Speaking at the National Press Club in Washington DC last week, Nasa administrator, Charles Bolden listed the moon, near Earth asteroids and Mars as future destinations, but what plans exist are extremely tentative. Mars is too far and too difficult with today's technology, leaving a visit to an asteroid the most likely contender.
"US space policy is in disarray, and there is no way around that. They have wandered into a situation where they've retired the shuttle and for whatever reasons haven't got a replacement ready. The hiatus has left real uncertainty and it's likely to be years before a firm space policy emerges," said Ian Crawford, a planetary scientist at Birkbeck College, London. Yesterday's announcement from Congress that Nasa's budget will be cut by $1.64bn, will not help.
Earlier this year, Nasa announced that its new multi-purpose crew vehicle (MPCV) - a capsule to carry astronauts into deep space - will be based on the Orion spacecraft developed by Lockheed Martin for the cancelled Constellation programme. The capsule - somewhat roomier than its Apollo predecessor - will carry four astronauts for 21-day missions, and will be able to land in the Pacific Ocean off the coast of California.
But even Orion faces major obstacles. A trip to an asteroid - the capsule could be set in orbit around a hurtling space rock - could take months, and risks exposing the crew to dangerous levels of cosmic radiation. "When people really sit down to look at this, they'll see an awful lot of new stuff has to be developed to send people to asteroids, just because they'll be in the space environment for so long. Until they find a solution to radiation, it may be a bridge too far just with an Orion capsule," Crawford told the Guardian.
Alongside a new rocket and capsule, Nasa is investing in other technology it hopes will open up access to deep space. Top of the list are new forms of propulsion, but other items include in-orbit refuelling depots, better life support systems and even inflatable space habitats. All of these, Bolden has said, are "just the early days" of the agency's push into the next chapter of human spaceflight.
In April, Nasa awarded $270m of seed funds to four companies it wants to develop astronaut "taxis" to replace the shuttle. Three of these,including the California-based SpaceX, headed by PayPal co-founder Elon Musk, are bullish on their prospects, claiming they will have astronauts in orbit by 2014 or 2015. But none is close to a manned test flight, an undertaking Barstow points out is "very different to putting satellites in orbit."
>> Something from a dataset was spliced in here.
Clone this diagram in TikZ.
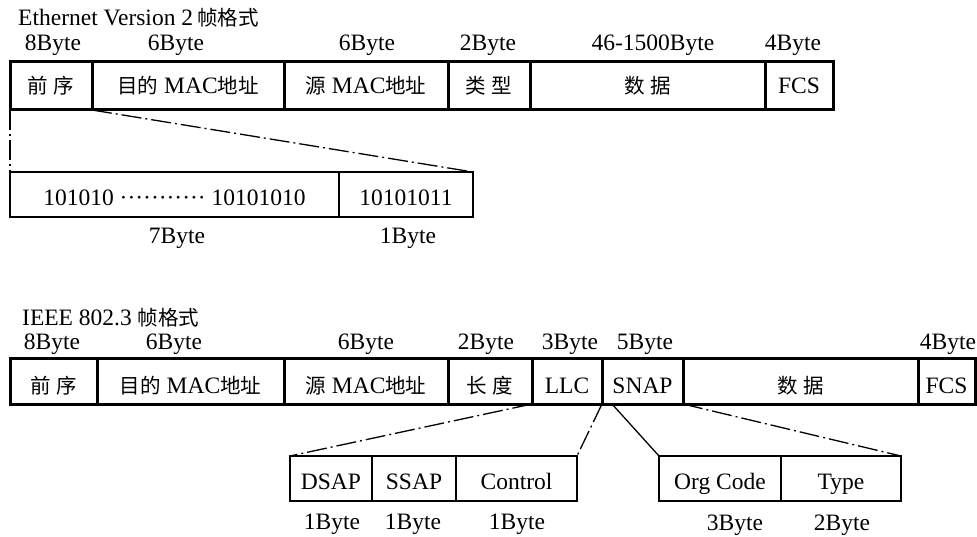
\documentclass[tikz,border=0pt]{standalone}
\usepackage{fontspec}
\setmainfont{Liberation Serif}
\newfontfamily\cjk{Noto Sans CJK SC}
\newcommand{\zh}[1]{{\cjk\fontsize{20.5pt}{24pt}\selectfont #1}}
\newcommand{\zs}{\hspace{6pt}}
\tikzset{
  field/.style={draw, rectangle, line width=3pt, inner sep=0pt, outer sep=0pt,
    anchor=north west, minimum height=48pt, text height=15pt, text depth=0pt},
  fieldb/.style={field, minimum height=46pt, text height=24pt},
  subfield/.style={draw, rectangle, line width=2.5pt, inner sep=0pt, outer sep=0pt,
    anchor=north west, minimum height=45pt, text height=22pt, text depth=0pt},
  lbl/.style={anchor=base, inner sep=0pt},
  ttl/.style={anchor=base west, inner sep=0pt},
  dashdot/.style={line width=1.3pt, dash pattern=on 20pt off 4pt on 2pt off 4pt},
  plainline/.style={line width=1.3pt}
}
\begin{document}
\begin{tikzpicture}[x=1pt,y=-1pt,font=\fontsize{23.5pt}{27pt}\selectfont]
\useasboundingbox (0,0) rectangle (977,537);

% ---------- Ethernet Version 2 ----------
\node[ttl] (t1) at (18,26) {Ethernet Version 2\hspace{4pt}\zh{帧格式}};
\node[lbl] (l1a) at (53,51) {8Byte};
\node[lbl] (l1b) at (176,51) {6Byte};
\node[lbl] (l1c) at (367,51) {6Byte};
\node[lbl] (l1d) at (488,51) {2Byte};
\node[lbl] (l1e) at (653,51) {46-1500Byte};
\node[lbl] (l1f) at (793,51) {4Byte};

\node[field, minimum width=82pt]  (pre1) at (10,62)  {\zh{前\zs 序}};
\node[field, minimum width=192pt] (dst1) at (92,62)  {\zh{目的} MAC\zh{地址}};
\node[field, minimum width=164pt] (src1) at (284,62) {\zh{源} MAC\zh{地址}};
\node[field, minimum width=82pt]  (typ1) at (448,62) {\zh{类\zs 型}};
\node[field, minimum width=235pt] (dat1) at (530,62) {\zh{数\zs 据}};
\node[field, minimum width=68pt]  (fcs1) at (765,62) {FCS};

\node[subfield, minimum width=329pt] (pa) at (10,172) {101010 ··········· 10101010};
\node[subfield, minimum width=134pt] (pb) at (339,172) {10101011};
\node[lbl] (l1g) at (177,244) {7Byte};
\node[lbl] (l1h) at (408,244) {1Byte};

\draw[dashdot] (pre1.south west) -- (pa.north west);
\draw[dashdot] (pre1.south east) -- (pb.north east);

% ---------- IEEE 802.3 ----------
\node[ttl] (t2) at (22,326) {IEEE 802.3\hspace{6pt}\zh{帧格式}};
\node[lbl] (l2a) at (52,349) {8Byte};
\node[lbl] (l2b) at (174,349) {6Byte};
\node[lbl] (l2c) at (366,349) {6Byte};
\node[lbl] (l2d) at (486,349) {2Byte};
\node[lbl] (l2e) at (570,349) {3Byte};
\node[lbl] (l2f) at (645,349) {5Byte};
\node[lbl] (l2g) at (948,349) {4Byte};

\node[fieldb, minimum width=87pt]  (pre2)  at (10,358)  {\zh{前\zs 序}};
\node[fieldb, minimum width=187pt] (dst2)  at (97,358)  {\zh{目的} MAC\zh{地址}};
\node[fieldb, minimum width=164pt] (src2)  at (284,358) {\zh{源} MAC\zh{地址}};
\node[fieldb, minimum width=84pt]  (len2)  at (448,358) {\zh{长\zs 度}};
\node[fieldb, minimum width=70pt]  (llc2)  at (532,358) {LLC};
\node[fieldb, minimum width=81pt]  (snap2) at (602,358) {SNAP};
\node[fieldb, minimum width=235pt] (dat2)  at (683,358) {\zh{数\zs 据}};
\node[fieldb, minimum width=57pt]  (fcs2)  at (918,358) {FCS};

\node[subfield, minimum width=82pt]  (dsap) at (290,456) {DSAP};
\node[subfield, minimum width=84pt]  (ssap) at (372,456) {SSAP};
\node[subfield, minimum width=121pt] (ctrl) at (456,456) {Control};
\node[lbl] (l2h) at (332,529) {1Byte};
\node[lbl] (l2i) at (413,529) {1Byte};
\node[lbl] (l2j) at (517,529) {1Byte};

\node[subfield, minimum width=122pt] (org)  at (659,456) {Org Code};
\node[subfield, minimum width=120pt] (typ2) at (781,456) {Type};
\node[lbl] (l2k) at (735,530) {3Byte};
\node[lbl] (l2l) at (842,530) {2Byte};

\draw[dashdot] (llc2.south west) -- (dsap.north west);
\draw[dashdot] (llc2.south east) -- (ctrl.north east);
\draw[plainline] ([xshift=10pt]snap2.south west) -- (org.north west);
\draw[dashdot] (snap2.south east) -- (typ2.north east);
\end{tikzpicture}
\end{document}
Nasa has never built its own rockets, but it designed them and paid for their development, then owned and operated them. The shift in policy hands much of the cost and responsibility to industry. To land a contract, companies will have to compete with one another and prove their rockets are safe and satisfy Nasa's strict operational demands.
To help private industry reduce their costs, Nasa is drawing up plans to lease out key buildings, like the vast hangars known as Orbiter Processing Facilities, at Kennedy Space Centre.
Nasa's robotic space exploration programme is more clearly defined, withthe Dawn spacecraft due to go into orbit around an asteroid later this month, the Juno mission heading to Jupiter, and a Mars rover launching before the end of the year. But other major missions are on shaky ground. Amid yesterday's budget cut announcements, Congress called for all funds to be axed to the James Webb Space Telescope, an observatory lauded as the successor to Hubble, which is delayed and over-budget.
Other countries have ambitions in space, most prominently China, which has set itself the task of building a small pace station and landing an astronaut on the moon. So far the nation has put a man in orbit, but has years of work to achieve its grander goals.
According to Crawford, there is a silver lining to Nasa's stepping back from human spaceflight. In 2007, 14 space agencies signed up to aglobal space exploration strategy, - a potential precursor to a global space agency - in recognition that the cost of space travel required the world's space faring nations to work together. "We should not be relying on the US to lead all the time but that is the de facto situation. This is our opportunity to develop a more internationalist vision, to which all the space faring nations contribute."